## BEGIN
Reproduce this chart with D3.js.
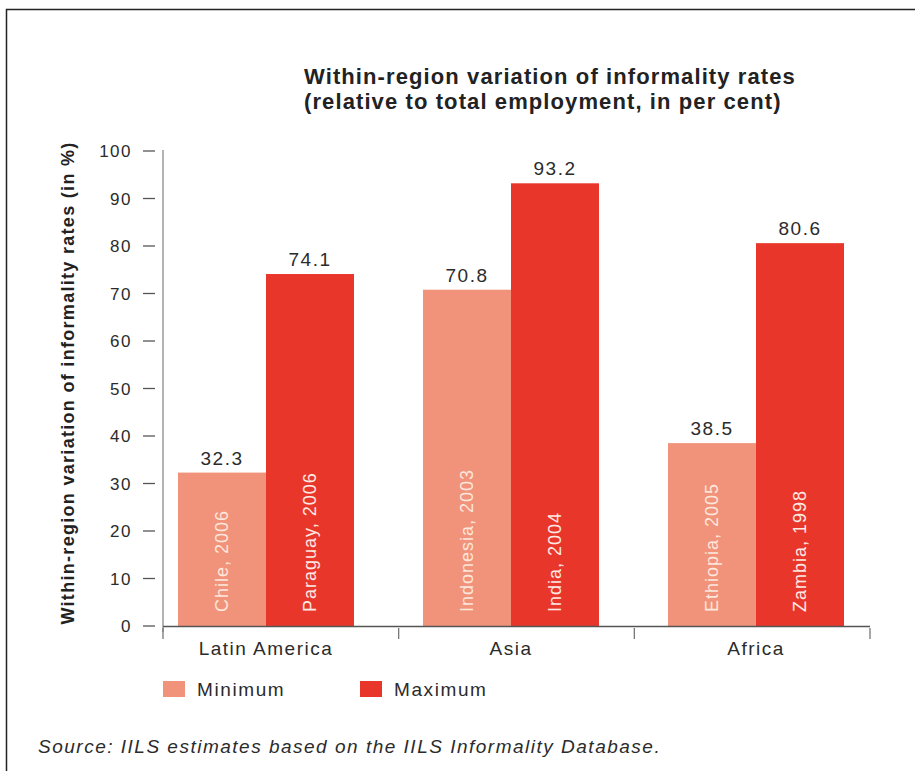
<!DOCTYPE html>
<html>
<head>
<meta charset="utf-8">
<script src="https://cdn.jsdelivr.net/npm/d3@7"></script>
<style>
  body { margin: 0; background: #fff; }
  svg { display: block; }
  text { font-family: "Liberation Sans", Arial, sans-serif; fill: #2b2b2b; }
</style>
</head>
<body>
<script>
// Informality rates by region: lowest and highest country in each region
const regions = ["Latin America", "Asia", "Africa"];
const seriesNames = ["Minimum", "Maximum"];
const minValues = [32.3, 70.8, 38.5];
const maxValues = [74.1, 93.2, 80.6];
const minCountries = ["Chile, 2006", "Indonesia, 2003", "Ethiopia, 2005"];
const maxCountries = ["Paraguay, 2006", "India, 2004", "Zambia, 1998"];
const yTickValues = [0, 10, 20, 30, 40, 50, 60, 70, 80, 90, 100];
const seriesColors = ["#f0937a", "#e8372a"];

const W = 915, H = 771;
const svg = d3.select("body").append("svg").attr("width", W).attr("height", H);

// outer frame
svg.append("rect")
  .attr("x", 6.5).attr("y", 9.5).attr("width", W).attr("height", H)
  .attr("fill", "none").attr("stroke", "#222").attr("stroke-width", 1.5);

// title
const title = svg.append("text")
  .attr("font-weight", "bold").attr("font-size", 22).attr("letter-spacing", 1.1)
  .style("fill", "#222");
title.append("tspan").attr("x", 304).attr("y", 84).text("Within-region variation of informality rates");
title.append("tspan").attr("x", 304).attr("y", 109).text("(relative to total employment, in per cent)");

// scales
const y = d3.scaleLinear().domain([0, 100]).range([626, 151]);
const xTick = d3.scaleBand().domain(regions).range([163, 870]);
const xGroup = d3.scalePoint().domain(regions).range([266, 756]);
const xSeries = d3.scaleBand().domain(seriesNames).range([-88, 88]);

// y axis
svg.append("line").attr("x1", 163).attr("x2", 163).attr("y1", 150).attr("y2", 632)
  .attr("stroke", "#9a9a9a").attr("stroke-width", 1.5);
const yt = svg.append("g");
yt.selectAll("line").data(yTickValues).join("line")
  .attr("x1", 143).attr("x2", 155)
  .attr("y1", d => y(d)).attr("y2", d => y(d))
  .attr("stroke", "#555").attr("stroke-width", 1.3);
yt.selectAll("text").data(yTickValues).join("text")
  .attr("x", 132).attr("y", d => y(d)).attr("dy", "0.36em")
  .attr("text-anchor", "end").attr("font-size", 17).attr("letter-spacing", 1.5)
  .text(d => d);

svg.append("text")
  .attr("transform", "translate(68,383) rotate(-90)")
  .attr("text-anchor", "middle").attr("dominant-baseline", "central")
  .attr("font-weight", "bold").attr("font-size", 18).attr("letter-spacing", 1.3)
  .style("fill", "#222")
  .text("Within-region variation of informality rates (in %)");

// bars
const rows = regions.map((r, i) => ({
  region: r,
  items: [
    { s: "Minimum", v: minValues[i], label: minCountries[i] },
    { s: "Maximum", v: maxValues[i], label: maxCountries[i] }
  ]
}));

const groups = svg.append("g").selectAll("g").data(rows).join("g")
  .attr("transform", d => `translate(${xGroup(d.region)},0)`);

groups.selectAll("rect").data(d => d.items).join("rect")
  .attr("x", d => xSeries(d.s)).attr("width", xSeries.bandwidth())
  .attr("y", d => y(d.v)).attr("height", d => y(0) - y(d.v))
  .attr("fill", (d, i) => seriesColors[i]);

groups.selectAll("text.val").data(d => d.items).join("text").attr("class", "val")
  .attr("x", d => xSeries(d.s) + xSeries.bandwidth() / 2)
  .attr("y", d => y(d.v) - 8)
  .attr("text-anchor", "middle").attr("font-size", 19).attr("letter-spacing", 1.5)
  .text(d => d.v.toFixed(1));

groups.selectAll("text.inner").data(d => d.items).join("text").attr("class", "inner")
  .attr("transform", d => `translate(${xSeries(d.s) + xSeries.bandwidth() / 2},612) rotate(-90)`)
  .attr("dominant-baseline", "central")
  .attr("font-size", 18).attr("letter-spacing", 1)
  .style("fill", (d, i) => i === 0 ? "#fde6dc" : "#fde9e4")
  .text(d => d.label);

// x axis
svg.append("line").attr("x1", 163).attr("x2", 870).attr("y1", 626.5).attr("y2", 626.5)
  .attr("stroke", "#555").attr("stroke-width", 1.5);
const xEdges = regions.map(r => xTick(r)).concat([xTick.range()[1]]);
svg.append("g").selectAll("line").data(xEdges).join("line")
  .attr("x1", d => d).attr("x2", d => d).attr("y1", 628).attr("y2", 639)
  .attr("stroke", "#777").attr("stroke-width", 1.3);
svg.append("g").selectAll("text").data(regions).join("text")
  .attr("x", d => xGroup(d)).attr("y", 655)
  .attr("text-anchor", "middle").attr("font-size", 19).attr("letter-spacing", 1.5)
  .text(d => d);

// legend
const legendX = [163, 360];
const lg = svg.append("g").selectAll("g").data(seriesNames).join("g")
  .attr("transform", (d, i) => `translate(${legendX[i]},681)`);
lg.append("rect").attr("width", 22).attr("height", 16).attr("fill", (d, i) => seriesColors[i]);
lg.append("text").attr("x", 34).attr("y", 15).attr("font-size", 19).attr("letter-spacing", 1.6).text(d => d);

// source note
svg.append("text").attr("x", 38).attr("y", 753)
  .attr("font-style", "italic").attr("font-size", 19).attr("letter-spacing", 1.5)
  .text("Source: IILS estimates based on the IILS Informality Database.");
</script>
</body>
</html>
## END
### Exercise details
Reproduce all of the material above word for word. Omit the pictures.

### Worked answer
Reproduce this chart with D3.js.
<!DOCTYPE html>
<html>
<head>
<meta charset="utf-8">
<script src="https://cdn.jsdelivr.net/npm/d3@7"></script>
<style>
  body { margin: 0; background: #fff; }
  svg { display: block; }
  text { font-family: "Liberation Sans", Arial, sans-serif; fill: #2b2b2b; }
</style>
</head>
<body>
<script>
// Informality rates by region: lowest and highest country in each region
const regions = ["Latin America", "Asia", "Africa"];
const seriesNames = ["Minimum", "Maximum"];
const minValues = [32.3, 70.8, 38.5];
const maxValues = [74.1, 93.2, 80.6];
const minCountries = ["Chile, 2006", "Indonesia, 2003", "Ethiopia, 2005"];
const maxCountries = ["Paraguay, 2006", "India, 2004", "Zambia, 1998"];
const yTickValues = [0, 10, 20, 30, 40, 50, 60, 70, 80, 90, 100];
const seriesColors = ["#f0937a", "#e8372a"];

const W = 915, H = 771;
const svg = d3.select("body").append("svg").attr("width", W).attr("height", H);

// outer frame
svg.append("rect")
  .attr("x", 6.5).attr("y", 9.5).attr("width", W).attr("height", H)
  .attr("fill", "none").attr("stroke", "#222").attr("stroke-width", 1.5);

// title
const title = svg.append("text")
  .attr("font-weight", "bold").attr("font-size", 22).attr("letter-spacing", 1.1)
  .style("fill", "#222");
title.append("tspan").attr("x", 304).attr("y", 84).text("Within-region variation of informality rates");
title.append("tspan").attr("x", 304).attr("y", 109).text("(relative to total employment, in per cent)");

// scales
const y = d3.scaleLinear().domain([0, 100]).range([626, 151]);
const xTick = d3.scaleBand().domain(regions).range([163, 870]);
const xGroup = d3.scalePoint().domain(regions).range([266, 756]);
const xSeries = d3.scaleBand().domain(seriesNames).range([-88, 88]);

// y axis
svg.append("line").attr("x1", 163).attr("x2", 163).attr("y1", 150).attr("y2", 632)
  .attr("stroke", "#9a9a9a").attr("stroke-width", 1.5);
const yt = svg.append("g");
yt.selectAll("line").data(yTickValues).join("line")
  .attr("x1", 143).attr("x2", 155)
  .attr("y1", d => y(d)).attr("y2", d => y(d))
  .attr("stroke", "#555").attr("stroke-width", 1.3);
yt.selectAll("text").data(yTickValues).join("text")
  .attr("x", 132).attr("y", d => y(d)).attr("dy", "0.36em")
  .attr("text-anchor", "end").attr("font-size", 17).attr("letter-spacing", 1.5)
  .text(d => d);

svg.append("text")
  .attr("transform", "translate(68,383) rotate(-90)")
  .attr("text-anchor", "middle").attr("dominant-baseline", "central")
  .attr("font-weight", "bold").attr("font-size", 18).attr("letter-spacing", 1.3)
  .style("fill", "#222")
  .text("Within-region variation of informality rates (in %)");

// bars
const rows = regions.map((r, i) => ({
  region: r,
  items: [
    { s: "Minimum", v: minValues[i], label: minCountries[i] },
    { s: "Maximum", v: maxValues[i], label: maxCountries[i] }
  ]
}));

const groups = svg.append("g").selectAll("g").data(rows).join("g")
  .attr("transform", d => `translate(${xGroup(d.region)},0)`);

groups.selectAll("rect").data(d => d.items).join("rect")
  .attr("x", d => xSeries(d.s)).attr("width", xSeries.bandwidth())
  .attr("y", d => y(d.v)).attr("height", d => y(0) - y(d.v))
  .attr("fill", (d, i) => seriesColors[i]);

groups.selectAll("text.val").data(d => d.items).join("text").attr("class", "val")
  .attr("x", d => xSeries(d.s) + xSeries.bandwidth() / 2)
  .attr("y", d => y(d.v) - 8)
  .attr("text-anchor", "middle").attr("font-size", 19).attr("letter-spacing", 1.5)
  .text(d => d.v.toFixed(1));

groups.selectAll("text.inner").data(d => d.items).join("text").attr("class", "inner")
  .attr("transform", d => `translate(${xSeries(d.s) + xSeries.bandwidth() / 2},612) rotate(-90)`)
  .attr("dominant-baseline", "central")
  .attr("font-size", 18).attr("letter-spacing", 1)
  .style("fill", (d, i) => i === 0 ? "#fde6dc" : "#fde9e4")
  .text(d => d.label);

// x axis
svg.append("line").attr("x1", 163).attr("x2", 870).attr("y1", 626.5).attr("y2", 626.5)
  .attr("stroke", "#555").attr("stroke-width", 1.5);
const xEdges = regions.map(r => xTick(r)).concat([xTick.range()[1]]);
svg.append("g").selectAll("line").data(xEdges).join("line")
  .attr("x1", d => d).attr("x2", d => d).attr("y1", 628).attr("y2", 639)
  .attr("stroke", "#777").attr("stroke-width", 1.3);
svg.append("g").selectAll("text").data(regions).join("text")
  .attr("x", d => xGroup(d)).attr("y", 655)
  .attr("text-anchor", "middle").attr("font-size", 19).attr("letter-spacing", 1.5)
  .text(d => d);

// legend
const legendX = [163, 360];
const lg = svg.append("g").selectAll("g").data(seriesNames).join("g")
  .attr("transform", (d, i) => `translate(${legendX[i]},681)`);
lg.append("rect").attr("width", 22).attr("height", 16).attr("fill", (d, i) => seriesColors[i]);
lg.append("text").attr("x", 34).attr("y", 15).attr("font-size", 19).attr("letter-spacing", 1.6).text(d => d);

// source note
svg.append("text").attr("x", 38).attr("y", 753)
  .attr("font-style", "italic").attr("font-size", 19).attr("letter-spacing", 1.5)
  .text("Source: IILS estimates based on the IILS Informality Database.");
</script>
</body>
</html>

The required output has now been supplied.